MMB1311 was cultured in buffered LBK, then resuspended at OD₆₀₀ 0.4 in buffered M63 medium with casein hydrolysate. (A) Grown at pH 7.0 (50 mM MOPS); resuspended at pH 7.0 (5 mM MOPS). (B) Grown at pH 7.0 (50 mM MOPS) with or without 30 mM sodium benzoate; resuspended at pH 6.9 (5 mM MOPS) with or without sodium benzoate. (C) Grown at pH 7.0 (50 mM MOPS); resuspended at pH 7.0 (5 mM MOPS). (D) Grown at pH 6.0 (50 mM MES); resuspended at pH 6.0 (5 mM MES, 5 mM MOPS). For all panels, 10 µM nigericin was then added to fully collapse ΔpH for the individual replicate standard curve calculations. To obtain a second standard curve point, KOH (5.5 mM for A, B, and C, and 12.5 mM for D) was added to raise the pH. Each condition is represented by two out of three independent cultures.
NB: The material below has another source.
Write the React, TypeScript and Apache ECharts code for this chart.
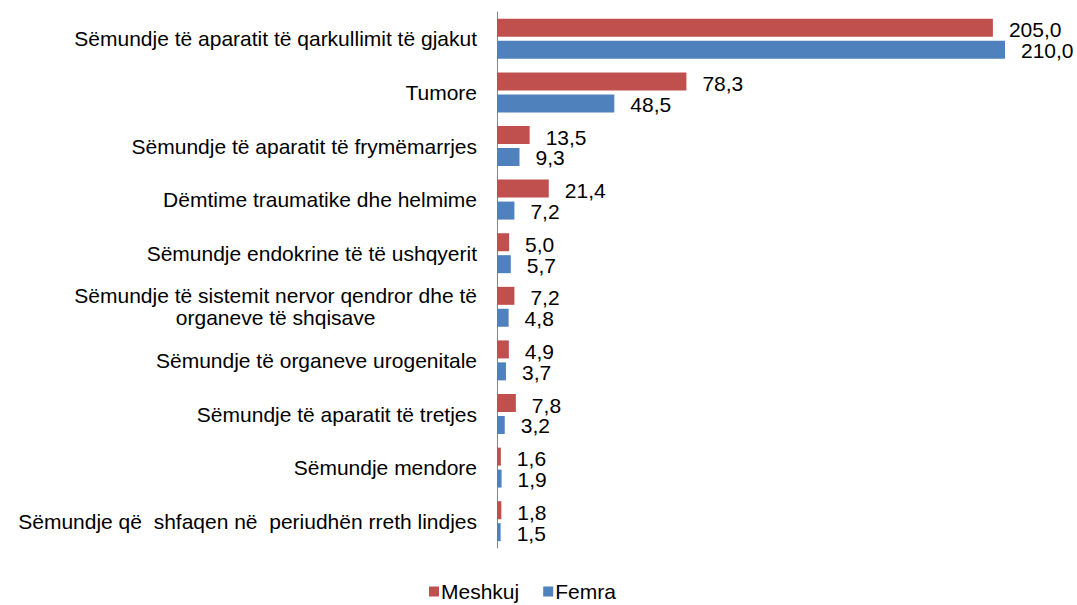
import React, { useEffect, useRef } from "react";
import * as echarts from "echarts";

const categories = [
  "Sëmundje të aparatit të qarkullimit të gjakut",
  "Tumore",
  "Sëmundje të aparatit të frymëmarrjes",
  "Dëmtime traumatike dhe helmime",
  "Sëmundje endokrine të të ushqyerit",
  "Sëmundje të sistemit nervor qendror dhe të\norganeve të shqisave",
  "Sëmundje të organeve urogenitale",
  "Sëmundje të aparatit të tretjes",
  "Sëmundje mendore",
  "Sëmundje që  shfaqen në  periudhën rreth lindjes",
];

const meshkuj = [205.0, 78.3, 13.5, 21.4, 5.0, 7.2, 4.9, 7.8, 1.6, 1.8];
const femra = [210.0, 48.5, 9.3, 7.2, 5.7, 4.8, 3.7, 3.2, 1.9, 1.5];

const FONT = "'Liberation Sans', Arial, sans-serif";
const FS = 21;

export default function App() {
  const ref = useRef<HTMLDivElement>(null);
  useEffect(() => {
    if (!ref.current) return;
    const chart = echarts.init(ref.current, undefined, { renderer: "svg" });
    const fmt = (p: any) => Number(p.value).toFixed(1).replace(".", ",");
    chart.setOption({
      animation: false,
      textStyle: { fontFamily: FONT },
      grid: { left: 497, width: 508, top: 12, bottom: 57, containLabel: false },
      legend: {
        top: 581,
        left: 424,
        itemWidth: 10,
        itemHeight: 10,
        itemGap: 24,
        icon: "rect",
        padding: [0, 5, 0, 5],
        textStyle: { fontSize: FS, lineHeight: 21, color: "#000", fontFamily: FONT, padding: [0, 0, 0, -3] },
        data: ["Meshkuj", "Femra"],
      },
      xAxis: {
        type: "value",
        min: 0,
        max: 210,
        show: false,
      },
      yAxis: {
        type: "category",
        inverse: true,
        data: categories,
        axisLine: { show: true, lineStyle: { color: "#868686", width: 1 } },
        axisTick: { show: false },
        axisLabel: {
          margin: 20,
          color: "#000",
          fontSize: FS,
          fontFamily: FONT,
          formatter: (v: string) =>
            v
              .split("\n")
              .map((l) => "{c|" + l + "}")
              .join("\n"),
          rich: {
            c: { fontSize: FS, fontFamily: FONT, color: "#000", align: "center", lineHeight: 22 },
          },
        },
      },
      series: [
        {
          name: "Meshkuj",
          type: "bar",
          data: meshkuj,
          barWidth: 18,
          barGap: "22%",
          itemStyle: { color: "#C0504D" },
          label: {
            show: true,
            position: "right",
            distance: 16,
            offset: [0, 2],
            color: "#000",
            fontSize: FS,
            lineHeight: 19,
            fontFamily: FONT,
            formatter: fmt,
          },
        },
        {
          name: "Femra",
          type: "bar",
          data: femra,
          barWidth: 18,
          itemStyle: { color: "#4F81BD" },
          label: {
            show: true,
            position: "right",
            distance: 16,
            offset: [0, 1],
            color: "#000",
            fontSize: FS,
            lineHeight: 19,
            fontFamily: FONT,
            formatter: fmt,
          },
        },
      ],
    });
    return () => chart.dispose();
  }, []);
  return <div ref={ref} style={{ width: 1077, height: 605, position: "absolute", left: 0, top: 0 }} />;
}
Figure 4. Real-time PCR expression ratios of selected genes as a function of benzoate concentration.

B. subtilis strain AG174 overnight cultures in unbuffered LBK were diluted 500-fold into LBK buffered with 50 mM MOPS with 0, 10, or 30 mM sodium benzoate. RNA was isolated and mRNA expression for individual genes was quantified by real-time PCR using an ABI Prism 7500 DNA analyzer (Applied Biosystems) with SYBR Green one-step protocol. All expression levels are presented relative to the expression at 0 mM benzoate. Error bars represent the SEM (n = 3).

Figure 5. Cluster analysis of gene expression from the benzoate and acid transcriptomes.
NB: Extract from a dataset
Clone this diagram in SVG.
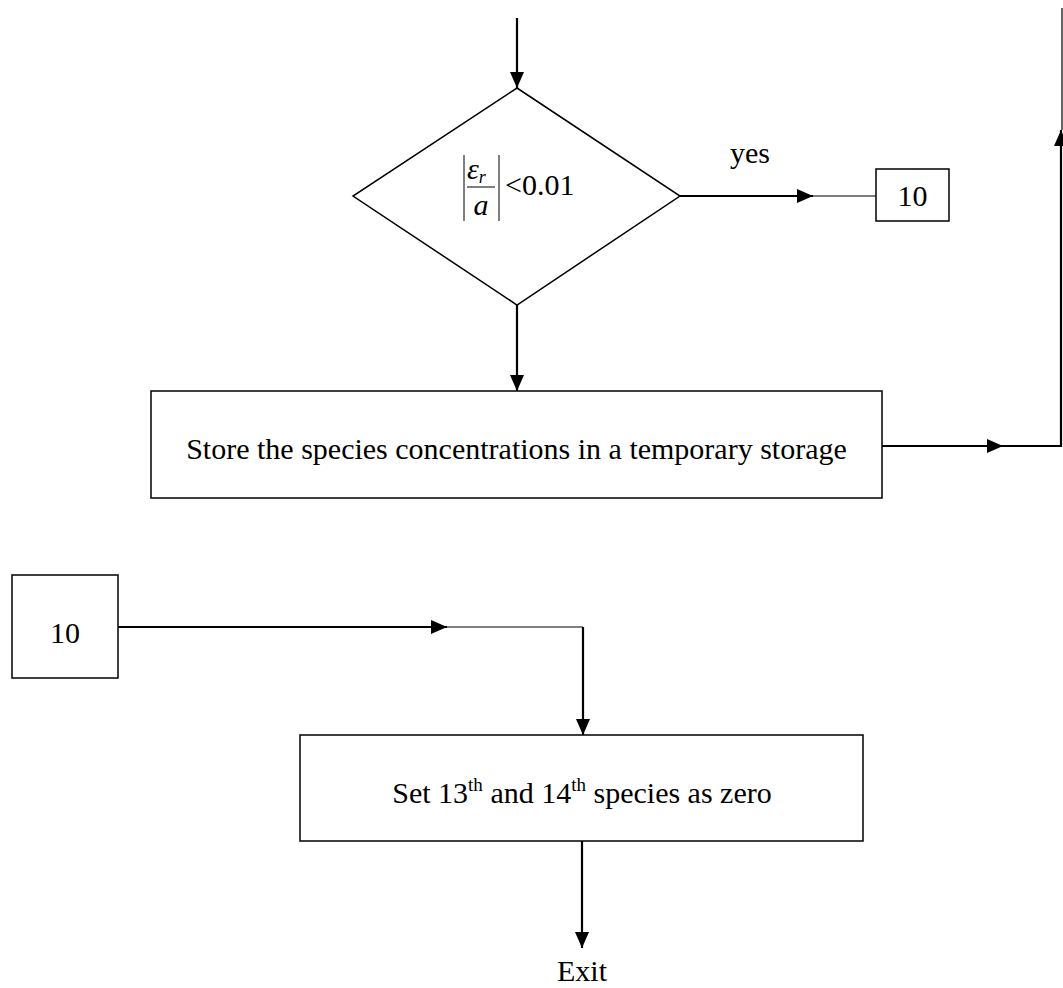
<svg xmlns="http://www.w3.org/2000/svg" width="1063" height="988" viewBox="0 0 1063 988">
  <style>
    .shape { fill: #ffffff; stroke: #000000; stroke-width: 1.5; }
    .txt { font-family: "Liberation Serif", "Times New Roman", serif; font-size: 30px; fill: #000000; }
    .sup { font-size: 19px; }
    .flow { fill: none; stroke: #000000; stroke-width: 2.2; }
    .thin { fill: none; stroke: #000000; stroke-width: 1.2; }
    .bar { stroke: #000000; stroke-width: 1; }
  </style>
  <defs>
    <marker id="arrow" markerUnits="userSpaceOnUse" markerWidth="16" markerHeight="14" refX="16" refY="7" orient="auto">
      <path d="M0,0 L16,7 L0,14 Z" fill="#000000"/>
    </marker>
  </defs>

  <rect width="1063" height="988" fill="#ffffff"/>

  <!-- connectors -->
  <g id="connectors">
    <line class="flow" x1="517" y1="18" x2="517" y2="88" marker-end="url(#arrow)"/>
    <line class="flow" x1="680" y1="196" x2="813" y2="196" marker-end="url(#arrow)"/>
    <line class="thin" x1="813" y1="196" x2="876" y2="196"/>
    <line class="flow" x1="517" y1="305" x2="517" y2="391" marker-end="url(#arrow)"/>
    <line class="flow" x1="882" y1="446" x2="1003" y2="446" marker-end="url(#arrow)"/>
    <polyline class="flow" points="1003,446 1061,446 1061,130" marker-end="url(#arrow)"/>
    <line class="thin" x1="1062" y1="130" x2="1062" y2="8"/>
    <line class="flow" x1="118" y1="627" x2="447" y2="627" marker-end="url(#arrow)"/>
    <polyline class="thin" points="447,627 583,627"/>
    <line class="flow" x1="583" y1="627" x2="583" y2="735" marker-end="url(#arrow)"/>
    <line class="flow" x1="582" y1="841" x2="582" y2="948" marker-end="url(#arrow)"/>
  </g>

  <!-- decision: relative error test -->
  <g id="decision">
    <polygon class="shape" points="517,88 680,196 517,305 353,196"/>
    <line class="bar" x1="464" y1="155" x2="464" y2="221"/>
    <line class="bar" x1="499" y1="155" x2="499" y2="221"/>
    <line class="bar" x1="467" y1="187" x2="495" y2="187"/>
    <text class="txt" x="467" y="179" font-size="30" font-style="italic">ε<tspan font-size="18" dy="4">r</tspan></text>
    <text class="txt" x="481" y="215" font-size="29" font-style="italic" text-anchor="middle">a</text>
    <text class="txt" x="505" y="195" font-size="28">&lt;0.01</text>
  </g>

  <!-- branch label -->
  <g id="label-yes">
    <text class="txt" x="750" y="163" text-anchor="middle">yes</text>
  </g>

  <!-- connector 10 (outgoing) -->
  <g id="connector-10-out">
    <rect class="shape" x="876" y="169" width="73" height="52"/>
    <text class="txt" x="912.5" y="206" text-anchor="middle">10</text>
  </g>

  <!-- process: store concentrations -->
  <g id="store">
    <rect class="shape" x="151" y="391" width="731" height="107"/>
    <text class="txt" x="516.5" y="459" text-anchor="middle">Store the species concentrations in a temporary storage</text>
  </g>

  <!-- connector 10 (incoming) -->
  <g id="connector-10-in">
    <rect class="shape" x="12" y="575" width="106" height="103"/>
    <text class="txt" x="65" y="643" text-anchor="middle">10</text>
  </g>

  <!-- process: zero species -->
  <g id="set-zero">
    <rect class="shape" x="300" y="735" width="563" height="106"/>
    <text class="txt" x="582" y="803" text-anchor="middle">Set 13<tspan class="sup" dy="-12">th</tspan><tspan dy="12"> and 14</tspan><tspan class="sup" dy="-12">th</tspan><tspan dy="12"> species as zero</tspan></text>
  </g>

  <!-- terminal -->
  <g id="exit">
    <text class="txt" x="582" y="981" text-anchor="middle">Exit</text>
  </g>
</svg>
Hierarchical clustering of probe sets found to be significantly regulated in both the benzoate and previous low pH transcriptomes. Bars in yellow and blue indicate genes that are up- or down-regulated, respectively. Color intensities are proportional to the variation of expression ranging from −2.5 to 2.5 as indicated by the color bar. The group of genes labeled A (vertical yellow bar) indicates those genes up-regulated more by benzoate than by acid and the group labeled B (orange bar) indicates those genes that are up-regulated more by acid than benzoate. The cluster labeled C (blue bar) includes genes that were down-regulated by both benzoate and external acid. A full list of genes included in this analysis can be found in Table S1C.